Le Pacte UE sur la migration et l’Asile - des mesures usées, nuisibles et inefficaces pour endiguer les migrations

Le nouveau Pacte européen sur la migration et l’asile, qui est en réalité un pacte contre les migrant·e·s, propose d’entériner différentes mesures dans la continuité de cette logique d’apartheid de la mobilité au cœur des politiques européennes :

• Le renforcement de l’externalisation de la gestion des migrations et de l’asile réduisant la collaboration des États européens avec les États du Sud à l’endiguement des départs et au renvoi des personnes dépourvues de droit au séjour. L’aide publique au développement et les visas seront conditionnés et instrumentalisés à cet effet. Un nouveau poste de Commissaire européen chargé du retour sera créé.

• La consolidation de la militarisation du contrôle des frontières avec, à nouveau, l’augmentation du budget et du rôle de l’agence de garde-frontières et de garde-côtes européens Frontex. Ainsi, les cas de refoulements et de laissez-mourir en mer dans lesquels l’agence est accusée d’être impliquée [4] – qui font partie de la politique de dissuasion de l’UE – sont appelés à se perpétuer.

• La normalisation de « l’approche hotspot ». Celle-ci se manifestera par la détention quasi systématique des exilé·e·s aux frontières, l’extension du fichage et de l’utilisation de leurs données personnelles (EURODAC), le tri via de nouvelles procédures de filtrage parmi lesquelles une fiction juridique d’extra-territorialité européenne, et pour la majorité des exilé·e·s le renvoi – avant même d’avoir pu fouler le sol européen ou demander l’asile –, vers des pays tiers opportunément et souvent à tort reconnus comme « sûrs ». Cela signe donc la fin du droit d’asile tel qu’inscrit dans la Convention de Genève – d’autant qu’un « mécanisme de crise » permettant de suspendre l’examen des demandes de protection internationale pourra également être enclenché –, ainsi que l’institutionnalisation, à l’échelle européenne, de pratiques qui existent aujourd’hui de manière limitée ou informelle [5] . Par ailleurs, le premier pays d’entrée restera le principal critère de détermination du pays responsable de leur demande d’asile et du tri entre les quelques « bon·ne·s réfugié·e·s » à « relocaliser » et la majorité des « mauvais·es migrant·e·s » à renvoyer.

• La mise en place d’un mécanisme de solidarité européen dit « flexible » qui permettra aux États membres d’opter soit pour l’accueil soit pour le renvoi des personnes migrantes. Considérant l’échec du processus de relocalisation de 2015 [6], il est à prévoir que peu d’États feront le choix de l’accueil.

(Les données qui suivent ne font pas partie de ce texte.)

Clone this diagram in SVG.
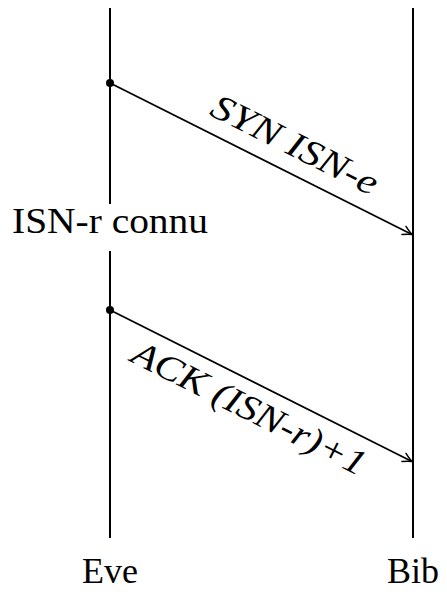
<svg xmlns="http://www.w3.org/2000/svg" width="447" height="592" viewBox="0 0 447 592">
  <style>
    .life { stroke: #000; stroke-width: 2; fill: none; }
    .msg { stroke: #000; stroke-width: 1.7; fill: none; }
    .lbl { font-family: "Liberation Serif", "Times New Roman", serif; font-size: 36px; fill: #000; }
    .it { font-style: italic; }
  </style>
  <defs>
    <marker id="to" markerUnits="userSpaceOnUse" markerWidth="14" markerHeight="12" refX="0" refY="0" viewBox="-12 -6 14 12" orient="auto">
      <path d="M -9,-4.5 Q -3,-1 0,0 Q -3,1 -9,4.5" stroke="#000" stroke-width="1.5" fill="none" stroke-linecap="round"/>
    </marker>
  </defs>
  <g id="eve">
    <line class="life" x1="110" y1="8" x2="110" y2="204"/>
    <line class="life" x1="110" y1="251" x2="110" y2="538"/>
    <text class="lbl" x="110" y="583" text-anchor="middle">Eve</text>
  </g>
  <g id="bib">
    <line class="life" x1="413" y1="8" x2="413" y2="538"/>
    <text class="lbl" x="413" y="583" text-anchor="middle">Bib</text>
  </g>
  <g id="isn-r-connu">
    <text class="lbl" x="12" y="233" textLength="196" lengthAdjust="spacingAndGlyphs">ISN-r connu</text>
  </g>
  <g id="connectors">
    <circle cx="110" cy="83" r="4"/>
    <line class="msg" x1="110" y1="83" x2="412" y2="234.5" marker-end="url(#to)"/>
    <circle cx="110" cy="310" r="4"/>
    <line class="msg" x1="110" y1="310" x2="412" y2="461.5" marker-end="url(#to)"/>
    <text class="lbl it" transform="translate(289.7,155.2) rotate(26.64)" text-anchor="middle" textLength="182" lengthAdjust="spacingAndGlyphs">SYN ISN-e</text>
    <text class="lbl it" transform="translate(244,418.7) rotate(26.64)" text-anchor="middle" textLength="257" lengthAdjust="spacingAndGlyphs">ACK (ISN-r)+1</text>
  </g>
</svg>
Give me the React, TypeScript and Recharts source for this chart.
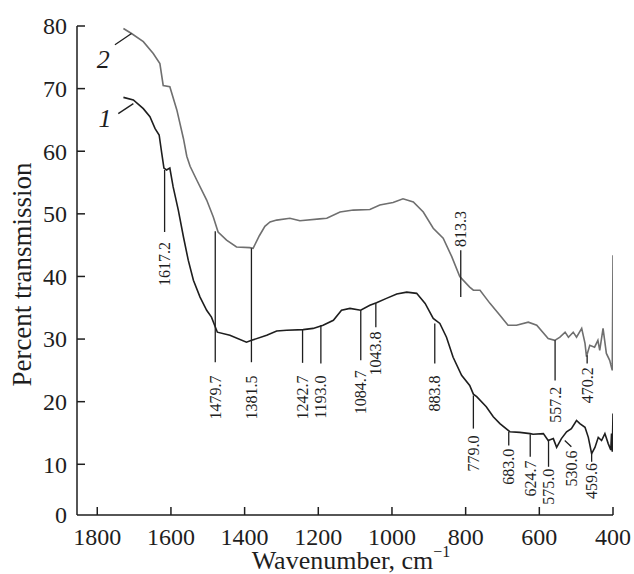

Ainsi le Pacte, qui a été décrit comme une « avalanche de papier », et qui peut sembler abstrait dans la mesure où il est composé de plusieurs propositions législatives qui ne seront pas votées avant plusieurs mois, voire des années, par les différentes institutions européennes, traduit en fait des politiques et des pratiques qui existent déjà en grande partie [7] . Il est d’ailleurs mis en pratique avant même que les outils législatifs ne soient finalisés. En témoignent plusieurs documents produits par la Commission européenne qui visent à « opérationnaliser » le Pacte [8], les derniers en date concernant l’intensification de l’externalisation de l’asile face à l’« afflux » d’exilé·e·s afghan·ne·s tant redouté par l’UE [9].

Rien de nouveau, donc, sous le soleil de l’Union européenne. Par ailleurs, bien que le Pacte ait pour ambition de mettre les États d’accord autour d’un socle commun, les tensions internes qui persistent entre eux laissent penser que le Pacte ne sera jamais adopté dans son entièreté mais par « petits paquets » [10].

Positionnement de Migreurop : Pour un autre Pacte solidaire, inclusif, décolonial et garant du droit à la mobilité pour tous et toutes

Depuis sa création, Migreurop dénonce sans relâche les politiques migratoires européennes qui bafouent les droits, et notamment le droit à la mobilité. En particulier, Migreurop condamne l’externalisation tant du contrôle des migrations que de l’asile, l’encampement des personnes migrantes comme outil de gestion des migrations, et les conséquences mortelles des politiques de contrôle aux frontières de l’Europe. Le Pacte européen « contre » la migration et l’asile ne fait que perpétuer et intensifier cette logique du tri, de l’enfermement, de l’exclusion et de la hiérarchisation des droits des personnes migrantes.

Au lieu d’un Pacte qui n’a de « nouveau » que le nom, nous appelons à une véritable rupture avec les orientations de la politique migratoire européenne qui ont dominé l’agenda politique au cours des trente dernières années. Nous appelons au courage, à la volonté et à l’imagination pour qu’une politique migratoire fondée sur les principes de la démocratie inclusive, l’égalité, la liberté, la solidarité et la justice puisse enfin voir le jour [11].

Alors qu’aujourd’hui la politique migratoire discriminatoire de l’Union s’inscrit dans la continuité des rapports inégaux entre l’UE et le Sud Global, cette nouvelle politique migratoire devra être une dimension de la décolonisation de ces rapports. Alors que la politique migratoire de l’UE est définie par les États membres contre les migrant·e·s, une politique juste et soutenable ne pourra être définie qu’avec celles et ceux-ci. Elle devra être fondée sur la réalité des migrations et des vies des migrant·e·s et non sur leur déni. Elle donnera enfin un cadre légal pour que tous et toutes puissent exercer leur droit à la liberté de circulation et d’installation sans risquer leurs vies.